Given instruction: Return every line below as is, leaving out the pictures.

---- Records for the task

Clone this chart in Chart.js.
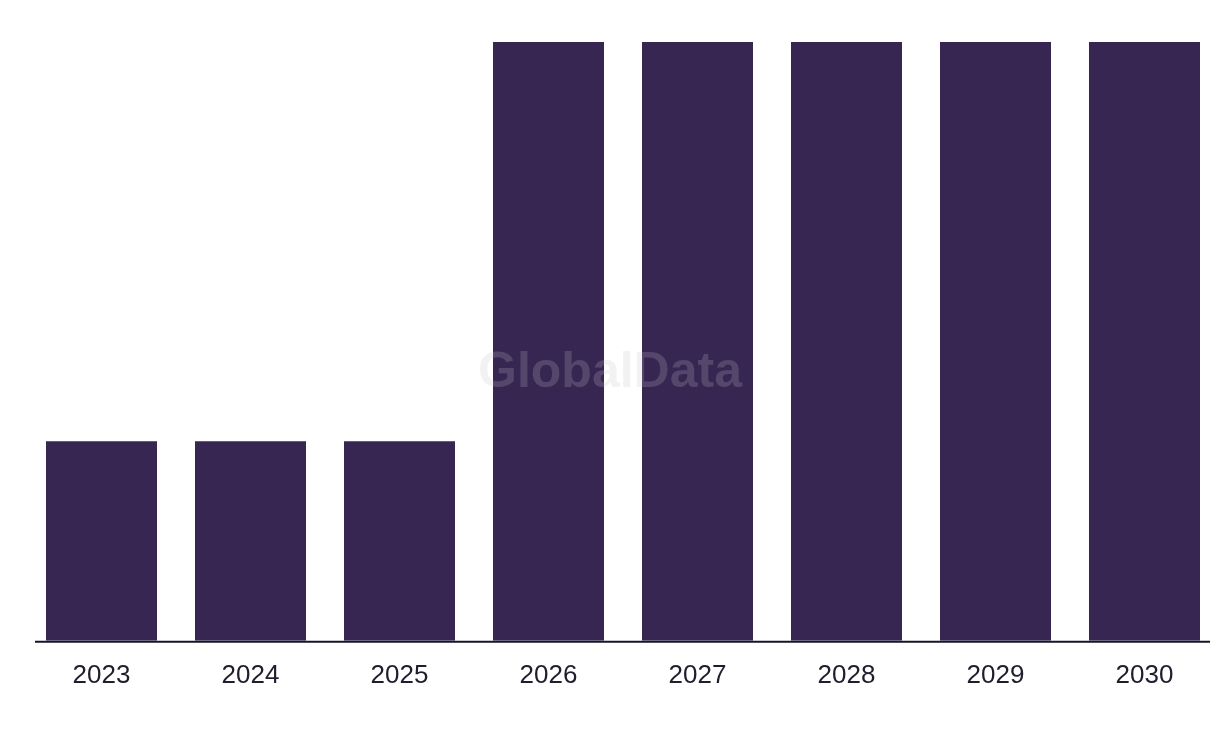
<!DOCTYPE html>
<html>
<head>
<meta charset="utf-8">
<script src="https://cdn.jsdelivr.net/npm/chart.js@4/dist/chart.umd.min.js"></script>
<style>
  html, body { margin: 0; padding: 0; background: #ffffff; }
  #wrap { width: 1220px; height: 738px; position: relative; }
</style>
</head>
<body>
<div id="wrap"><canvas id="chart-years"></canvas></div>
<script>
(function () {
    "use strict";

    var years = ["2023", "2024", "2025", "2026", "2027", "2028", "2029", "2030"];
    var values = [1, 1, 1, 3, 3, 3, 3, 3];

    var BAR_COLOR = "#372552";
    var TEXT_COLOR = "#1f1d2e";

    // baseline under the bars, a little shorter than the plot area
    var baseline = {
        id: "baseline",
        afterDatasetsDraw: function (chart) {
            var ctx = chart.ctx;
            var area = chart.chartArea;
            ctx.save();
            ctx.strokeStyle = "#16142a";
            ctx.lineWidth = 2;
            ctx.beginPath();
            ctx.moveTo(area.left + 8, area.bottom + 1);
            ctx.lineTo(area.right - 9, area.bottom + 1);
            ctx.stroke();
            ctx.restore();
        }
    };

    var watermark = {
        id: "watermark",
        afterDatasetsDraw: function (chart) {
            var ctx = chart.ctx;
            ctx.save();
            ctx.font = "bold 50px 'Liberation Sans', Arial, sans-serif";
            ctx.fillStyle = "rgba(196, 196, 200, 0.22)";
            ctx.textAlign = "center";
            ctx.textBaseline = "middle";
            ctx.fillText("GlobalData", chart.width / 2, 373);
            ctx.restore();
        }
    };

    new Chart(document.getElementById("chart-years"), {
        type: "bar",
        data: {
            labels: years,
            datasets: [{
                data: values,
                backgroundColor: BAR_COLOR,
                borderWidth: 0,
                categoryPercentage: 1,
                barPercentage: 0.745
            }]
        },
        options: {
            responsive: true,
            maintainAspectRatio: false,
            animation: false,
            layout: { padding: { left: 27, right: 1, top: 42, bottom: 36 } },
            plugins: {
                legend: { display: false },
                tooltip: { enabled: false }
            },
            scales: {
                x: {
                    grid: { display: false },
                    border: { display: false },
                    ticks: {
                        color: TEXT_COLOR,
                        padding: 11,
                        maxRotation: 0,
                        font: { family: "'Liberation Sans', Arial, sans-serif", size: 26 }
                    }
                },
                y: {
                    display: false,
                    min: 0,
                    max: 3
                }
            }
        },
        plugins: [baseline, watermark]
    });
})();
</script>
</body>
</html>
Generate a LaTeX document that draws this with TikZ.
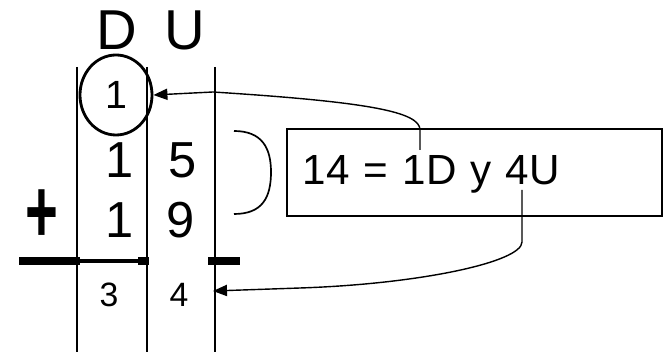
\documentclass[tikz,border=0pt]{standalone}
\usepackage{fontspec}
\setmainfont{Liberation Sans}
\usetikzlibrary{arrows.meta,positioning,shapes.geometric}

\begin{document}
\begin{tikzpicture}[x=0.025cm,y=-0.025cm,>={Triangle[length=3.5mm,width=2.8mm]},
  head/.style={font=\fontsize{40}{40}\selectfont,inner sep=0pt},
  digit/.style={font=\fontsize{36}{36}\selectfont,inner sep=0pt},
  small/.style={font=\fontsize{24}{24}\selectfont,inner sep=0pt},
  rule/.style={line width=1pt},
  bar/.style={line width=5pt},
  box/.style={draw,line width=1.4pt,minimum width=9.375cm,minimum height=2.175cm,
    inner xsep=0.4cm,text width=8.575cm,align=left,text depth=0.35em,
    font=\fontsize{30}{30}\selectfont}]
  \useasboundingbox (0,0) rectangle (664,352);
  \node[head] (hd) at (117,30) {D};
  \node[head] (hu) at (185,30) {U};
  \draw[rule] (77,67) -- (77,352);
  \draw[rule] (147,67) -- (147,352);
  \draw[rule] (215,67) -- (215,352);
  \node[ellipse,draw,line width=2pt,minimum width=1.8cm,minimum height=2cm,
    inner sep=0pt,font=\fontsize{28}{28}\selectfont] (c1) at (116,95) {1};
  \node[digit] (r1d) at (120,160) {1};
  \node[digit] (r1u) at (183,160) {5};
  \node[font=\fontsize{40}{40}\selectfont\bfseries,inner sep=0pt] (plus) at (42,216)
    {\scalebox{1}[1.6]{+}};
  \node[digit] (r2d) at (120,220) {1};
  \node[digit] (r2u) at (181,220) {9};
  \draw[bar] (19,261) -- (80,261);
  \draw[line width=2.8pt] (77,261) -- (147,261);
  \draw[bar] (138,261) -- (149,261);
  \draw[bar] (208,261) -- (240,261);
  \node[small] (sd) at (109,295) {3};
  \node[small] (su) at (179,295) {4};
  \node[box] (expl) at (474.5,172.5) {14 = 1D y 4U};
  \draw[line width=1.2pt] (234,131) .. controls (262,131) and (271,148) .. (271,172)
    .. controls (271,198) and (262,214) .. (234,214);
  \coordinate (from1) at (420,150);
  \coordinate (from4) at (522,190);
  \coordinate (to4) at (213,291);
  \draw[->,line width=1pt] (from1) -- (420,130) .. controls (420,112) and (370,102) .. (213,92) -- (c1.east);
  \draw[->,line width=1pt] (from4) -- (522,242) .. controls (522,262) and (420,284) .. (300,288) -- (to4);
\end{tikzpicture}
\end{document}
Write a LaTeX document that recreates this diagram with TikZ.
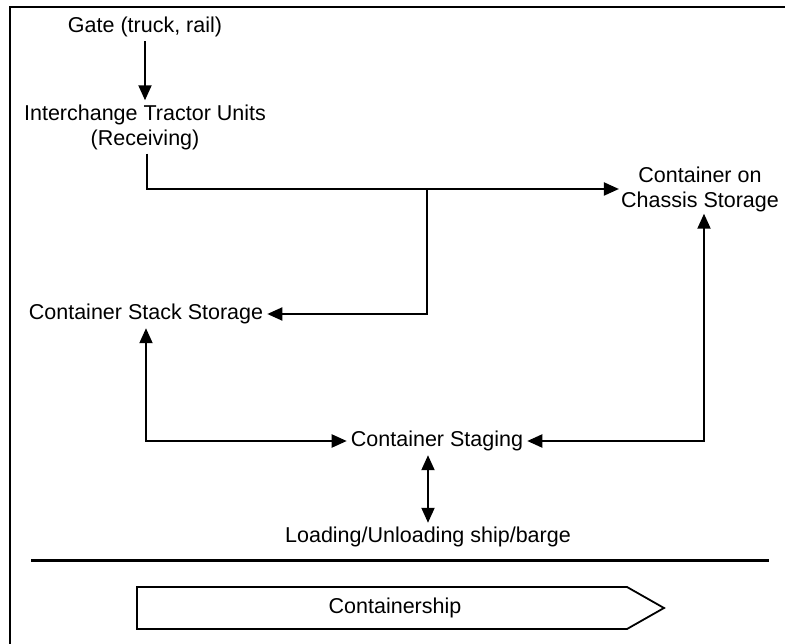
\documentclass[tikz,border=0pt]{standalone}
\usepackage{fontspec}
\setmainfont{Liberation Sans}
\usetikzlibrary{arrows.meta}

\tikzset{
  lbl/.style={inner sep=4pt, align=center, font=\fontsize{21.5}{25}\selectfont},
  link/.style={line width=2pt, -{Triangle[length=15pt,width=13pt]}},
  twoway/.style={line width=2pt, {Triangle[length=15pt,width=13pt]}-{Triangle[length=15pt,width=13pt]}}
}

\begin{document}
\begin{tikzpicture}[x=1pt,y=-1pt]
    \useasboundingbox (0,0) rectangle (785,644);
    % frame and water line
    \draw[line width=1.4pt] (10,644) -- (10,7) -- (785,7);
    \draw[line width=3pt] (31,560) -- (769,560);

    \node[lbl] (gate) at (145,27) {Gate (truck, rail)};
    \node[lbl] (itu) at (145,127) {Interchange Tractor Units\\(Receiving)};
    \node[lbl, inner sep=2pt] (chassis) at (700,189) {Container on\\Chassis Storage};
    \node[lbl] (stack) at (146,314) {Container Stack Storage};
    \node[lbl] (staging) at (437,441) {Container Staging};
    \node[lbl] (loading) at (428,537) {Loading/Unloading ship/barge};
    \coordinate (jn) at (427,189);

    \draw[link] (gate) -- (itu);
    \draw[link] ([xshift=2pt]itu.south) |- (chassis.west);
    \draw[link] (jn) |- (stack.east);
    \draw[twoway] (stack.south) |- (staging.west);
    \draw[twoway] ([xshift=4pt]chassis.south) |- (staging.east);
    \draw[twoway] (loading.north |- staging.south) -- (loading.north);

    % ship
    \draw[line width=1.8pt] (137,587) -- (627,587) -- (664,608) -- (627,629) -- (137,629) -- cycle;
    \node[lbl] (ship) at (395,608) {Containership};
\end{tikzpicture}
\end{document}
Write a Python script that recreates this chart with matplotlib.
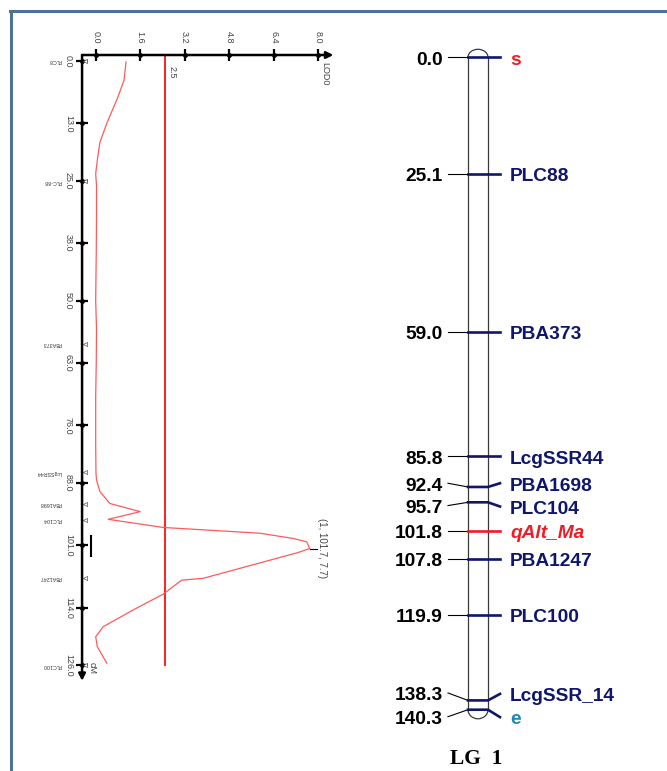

--------

Full response:
Clone this chart in Chart.js.
<!DOCTYPE html>
<html>
<head>
<meta charset="utf-8">
<script src="https://cdn.jsdelivr.net/npm/chart.js@4/dist/chart.umd.min.js"></script>
<style>
  html, body { margin: 0; padding: 0; background: #ffffff; }
  #wrap { width: 1220px; height: 738px; position: relative; }
</style>
</head>
<body>
<div id="wrap"><canvas id="chart-years"></canvas></div>
<script>
(function () {
    "use strict";

    var years = ["2023", "2024", "2025", "2026", "2027", "2028", "2029", "2030"];
    var values = [1, 1, 1, 3, 3, 3, 3, 3];

    var BAR_COLOR = "#372552";
    var TEXT_COLOR = "#1f1d2e";

    // baseline under the bars, a little shorter than the plot area
    var baseline = {
        id: "baseline",
        afterDatasetsDraw: function (chart) {
            var ctx = chart.ctx;
            var area = chart.chartArea;
            ctx.save();
            ctx.strokeStyle = "#16142a";
            ctx.lineWidth = 2;
            ctx.beginPath();
            ctx.moveTo(area.left + 8, area.bottom + 1);
            ctx.lineTo(area.right - 9, area.bottom + 1);
            ctx.stroke();
            ctx.restore();
        }
    };

    var watermark = {
        id: "watermark",
        afterDatasetsDraw: function (chart) {
            var ctx = chart.ctx;
            ctx.save();
            ctx.font = "bold 50px 'Liberation Sans', Arial, sans-serif";
            ctx.fillStyle = "rgba(196, 196, 200, 0.22)";
            ctx.textAlign = "center";
            ctx.textBaseline = "middle";
            ctx.fillText("GlobalData", chart.width / 2, 373);
            ctx.restore();
        }
    };

    new Chart(document.getElementById("chart-years"), {
        type: "bar",
        data: {
            labels: years,
            datasets: [{
                data: values,
                backgroundColor: BAR_COLOR,
                borderWidth: 0,
                categoryPercentage: 1,
                barPercentage: 0.745
            }]
        },
        options: {
            responsive: true,
            maintainAspectRatio: false,
            animation: false,
            layout: { padding: { left: 27, right: 1, top: 42, bottom: 36 } },
            plugins: {
                legend: { display: false },
                tooltip: { enabled: false }
            },
            scales: {
                x: {
                    grid: { display: false },
                    border: { display: false },
                    ticks: {
                        color: TEXT_COLOR,
                        padding: 11,
                        maxRotation: 0,
                        font: { family: "'Liberation Sans', Arial, sans-serif", size: 26 }
                    }
                },
                y: {
                    display: false,
                    min: 0,
                    max: 3
                }
            }
        },
        plugins: [baseline, watermark]
    });
})();
</script>
</body>
</html>
Generate a LaTeX document that draws this with TikZ.
\documentclass[tikz,border=0pt]{standalone}
\usepackage{fontspec}
\setmainfont{Liberation Sans}
\usetikzlibrary{arrows.meta,positioning,shapes.geometric}

\begin{document}
\begin{tikzpicture}[x=0.025cm,y=-0.025cm,>={Triangle[length=3.5mm,width=2.8mm]},
  head/.style={font=\fontsize{40}{40}\selectfont,inner sep=0pt},
  digit/.style={font=\fontsize{36}{36}\selectfont,inner sep=0pt},
  small/.style={font=\fontsize{24}{24}\selectfont,inner sep=0pt},
  rule/.style={line width=1pt},
  bar/.style={line width=5pt},
  box/.style={draw,line width=1.4pt,minimum width=9.375cm,minimum height=2.175cm,
    inner xsep=0.4cm,text width=8.575cm,align=left,text depth=0.35em,
    font=\fontsize{30}{30}\selectfont}]
  \useasboundingbox (0,0) rectangle (664,352);
  \node[head] (hd) at (117,30) {D};
  \node[head] (hu) at (185,30) {U};
  \draw[rule] (77,67) -- (77,352);
  \draw[rule] (147,67) -- (147,352);
  \draw[rule] (215,67) -- (215,352);
  \node[ellipse,draw,line width=2pt,minimum width=1.8cm,minimum height=2cm,
    inner sep=0pt,font=\fontsize{28}{28}\selectfont] (c1) at (116,95) {1};
  \node[digit] (r1d) at (120,160) {1};
  \node[digit] (r1u) at (183,160) {5};
  \node[font=\fontsize{40}{40}\selectfont\bfseries,inner sep=0pt] (plus) at (42,216)
    {\scalebox{1}[1.6]{+}};
  \node[digit] (r2d) at (120,220) {1};
  \node[digit] (r2u) at (181,220) {9};
  \draw[bar] (19,261) -- (80,261);
  \draw[line width=2.8pt] (77,261) -- (147,261);
  \draw[bar] (138,261) -- (149,261);
  \draw[bar] (208,261) -- (240,261);
  \node[small] (sd) at (109,295) {3};
  \node[small] (su) at (179,295) {4};
  \node[box] (expl) at (474.5,172.5) {14 = 1D y 4U};
  \draw[line width=1.2pt] (234,131) .. controls (262,131) and (271,148) .. (271,172)
    .. controls (271,198) and (262,214) .. (234,214);
  \coordinate (from1) at (420,150);
  \coordinate (from4) at (522,190);
  \coordinate (to4) at (213,291);
  \draw[->,line width=1pt] (from1) -- (420,130) .. controls (420,112) and (370,102) .. (213,92) -- (c1.east);
  \draw[->,line width=1pt] (from4) -- (522,242) .. controls (522,262) and (420,284) .. (300,288) -- (to4);
\end{tikzpicture}
\end{document}
Write a LaTeX document that recreates this diagram with TikZ.
\documentclass[tikz,border=0pt]{standalone}
\usepackage{fontspec}
\setmainfont{Liberation Sans}
\usetikzlibrary{arrows.meta}

\tikzset{
  lbl/.style={inner sep=4pt, align=center, font=\fontsize{21.5}{25}\selectfont},
  link/.style={line width=2pt, -{Triangle[length=15pt,width=13pt]}},
  twoway/.style={line width=2pt, {Triangle[length=15pt,width=13pt]}-{Triangle[length=15pt,width=13pt]}}
}

\begin{document}
\begin{tikzpicture}[x=1pt,y=-1pt]
    \useasboundingbox (0,0) rectangle (785,644);
    % frame and water line
    \draw[line width=1.4pt] (10,644) -- (10,7) -- (785,7);
    \draw[line width=3pt] (31,560) -- (769,560);

    \node[lbl] (gate) at (145,27) {Gate (truck, rail)};
    \node[lbl] (itu) at (145,127) {Interchange Tractor Units\\(Receiving)};
    \node[lbl, inner sep=2pt] (chassis) at (700,189) {Container on\\Chassis Storage};
    \node[lbl] (stack) at (146,314) {Container Stack Storage};
    \node[lbl] (staging) at (437,441) {Container Staging};
    \node[lbl] (loading) at (428,537) {Loading/Unloading ship/barge};
    \coordinate (jn) at (427,189);

    \draw[link] (gate) -- (itu);
    \draw[link] ([xshift=2pt]itu.south) |- (chassis.west);
    \draw[link] (jn) |- (stack.east);
    \draw[twoway] (stack.south) |- (staging.west);
    \draw[twoway] ([xshift=4pt]chassis.south) |- (staging.east);
    \draw[twoway] (loading.north |- staging.south) -- (loading.north);

    % ship
    \draw[line width=1.8pt] (137,587) -- (627,587) -- (664,608) -- (627,629) -- (137,629) -- cycle;
    \node[lbl] (ship) at (395,608) {Containership};
\end{tikzpicture}
\end{document}
Write a Python script that recreates this chart with matplotlib.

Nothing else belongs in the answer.